I’ve done a lot of small freelance web development projects and I find myself explaining my approach to non-technical managers, small business owners, and other decision makers again and again. Here’s my attempt to write a more general document with a business perspective on web design.
Website design doesn’t just mean graphic design applied to a website. There’s a lot of work that should go into the project before anyone starts designing anything, and I think a lot of companies and web designers skip these steps and end up with yet another site that does nothing for the company.
The first thing you’re going to want to do is determine your business goals for the site and your various user populations and their goals. At this point you’re just brainstorming; later, we’ll figure out which goals are more important, which are most cost-effective, and figure out how your goals coincide with your users’ goals.
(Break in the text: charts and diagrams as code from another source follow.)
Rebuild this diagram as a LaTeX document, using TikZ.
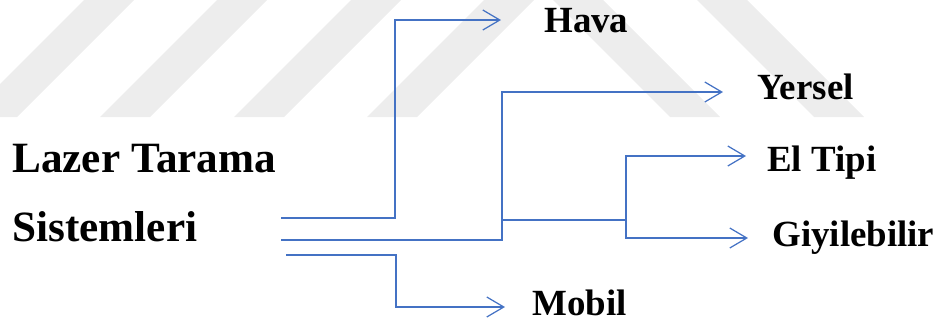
\documentclass[tikz,border=0pt]{standalone}
\usepackage{fontspec}
\setmainfont{Liberation Serif}[BoldFont={Liberation Serif Bold}]
\usetikzlibrary{arrows.meta}
\definecolor{linkblue}{HTML}{4472C4}

\begin{document}
\begin{tikzpicture}
[x=0.02cm,y=-0.02cm,
 lbl/.style={anchor=base west,inner sep=0pt,font=\bfseries\fontsize{21}{25}\selectfont},
 biglbl/.style={lbl,font=\bfseries\fontsize{24.6}{29}\selectfont},
 link/.style={draw=linkblue,line width=0.7pt},
 arr/.style={link,-{Straight Barb[length=3.4mm,width=4mm]}},
 stripe/.style={fill=black!7,draw=none}]
\useasboundingbox (0,0) rectangle (943,322);
\foreach \x in {-33,100,234,367} \fill[stripe] (\x,117) -- (\x+50,117) -- (\x+167,0) -- (\x+117,0) -- cycle;
\foreach \x in {553,697} \fill[stripe] (\x,0) -- (\x+50,0) -- (\x+167,117) -- (\x+117,117) -- cycle;
\node[biglbl] (lazer) at (12,172) {Lazer Tarama};
\node[biglbl] (sist) at (12,241) {Sistemleri};
\node[lbl] (hava) at (544,32) {Hava};
\node[lbl] (yersel) at (757,99) {Yersel};
\node[lbl] (eltipi) at (767,171) {El Tipi};
\node[lbl] (giyil) at (772,246) {Giyilebilir};
\node[lbl] (mobil) at (532,315) {Mobil};
\coordinate (h0) at (281,218);
\coordinate (ht) at (501,20);
\coordinate (y0) at (281,240);
\coordinate (yt) at (723,92);
\coordinate (j) at (502,220);
\coordinate (k) at (626,220);
\coordinate (et) at (746,156);
\coordinate (gt) at (748,238);
\coordinate (m0) at (286,255);
\coordinate (mt) at (505,307);
\draw[arr] (h0) -- ++(114,0) |- (ht);
\draw[arr] (y0) -- ++(221,0) |- (yt);
\draw[link] (j) -- (k);
\draw[arr] (k) |- (et);
\draw[arr] (k) |- (gt);
\draw[arr] (m0) -- ++(110,0) |- (mt);
\end{tikzpicture}
\end{document}
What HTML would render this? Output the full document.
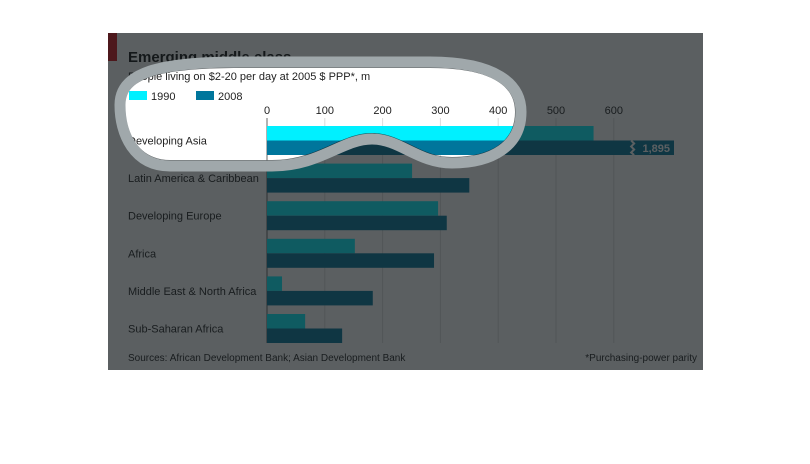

So let’s say, for example, that you have the following goals and user groups with their own motivations:
Business Goals:
- Sign up new customers
- Sign up new advertisers
- Keep current customers
- Reduce time/effort spent handling incoming files
- Reduce time/effort spent handling ads
- Communicate with customers
- Sell additional services
- Sell branded physical products
- Reduce time spent on tech support
User groups/goals:
Current customers
- Send in files for processing
- Get help
- Use your products to communicate with their customers
- Have a web presence of their own
- Improve their own business
Current advertisers
- Send in material for ads
- Make payments/view account status
Prospective customers
- Find an affordable way to get their products produced
- Help support their organization
- Figure out which company to go with
Prospective advertisers
- Find cost effective way to get more business
- Figure out best place to advertise
As you can see, your goals do not exactly match up with your users’ goals, but there are many places where they overlap. For example, your current customers want to send in their files, and you want to reduce time and effort handling incoming files and in tech support. So that means the site should allow customers to send in their files as quickly and easily as possible.
In general, my rule is to look at the customers’ goals first, then match the business goals to them. If you end up with business goals that do no fall under any of your users’ goals in the end, you need to think about how you will market this goal to users or attract user groups that share that goal. For an (exaggerated) example, one of your business goals might be to sell an old backup generator. Right now that meets none of your users’ goals, so unless you attract different users you won’t be any more likely to meet your goal than blind luck.
The next step is to prioritize and quantify these goals. So perhaps we decide that we are going to get most new customers through face-to-face meetings with marketing reps and not through the web site. That means we can bump up all the goals relating to current customers to the top of the list. Or maybe attracting new advertisers is much more important than letting current advertisers pay online. So we bump “sign up new advertisers” up the list.
In order to quantify the goals, we’ll need to establish some measures and current values for them. So, for example, we want to quantify the “reduce tech support” goal. How can we measure this? Well, one measure is the number of people in tech support. This is a bad measure, though, and a common mistake–if laying people off is your goal, that means you can make create a poor website and still lay people off and meet your goal. Some better measures would be time spent per call, number of calls per customer, etc. That way your employees can be more efficient and handle more customers or provide better quality help. Also, always look at this from the customer’s point of view–why not measure how happy customers are with tech support overall, how happy they are with the help available (or not available) on the site, how likely they would be to use the site if they knew help was there, etc.
Once you have current figures for these measures, you’ll be able to tell if the site has really improved. Once we know our customers’ goals and how our business goals match them, and we have figured out measures for each, we can start planning how to meet them.
This was just an illustration, but this is the kind of process that separates successful web sites from mediocre ones. Keep in mind that this is just the first step toward a successful project, there’s still project management (planning the steps out and tracking milestones), picking the right technologies, designing the information architecture, testing usability, etc.
It’s a good idea to put together reports on each of these stages. This is something a lot of web designers and companies don’t usually do, but I think it’s important for a project this size. It keeps you aware of what’s going on, and eliminates duplicate work in the future.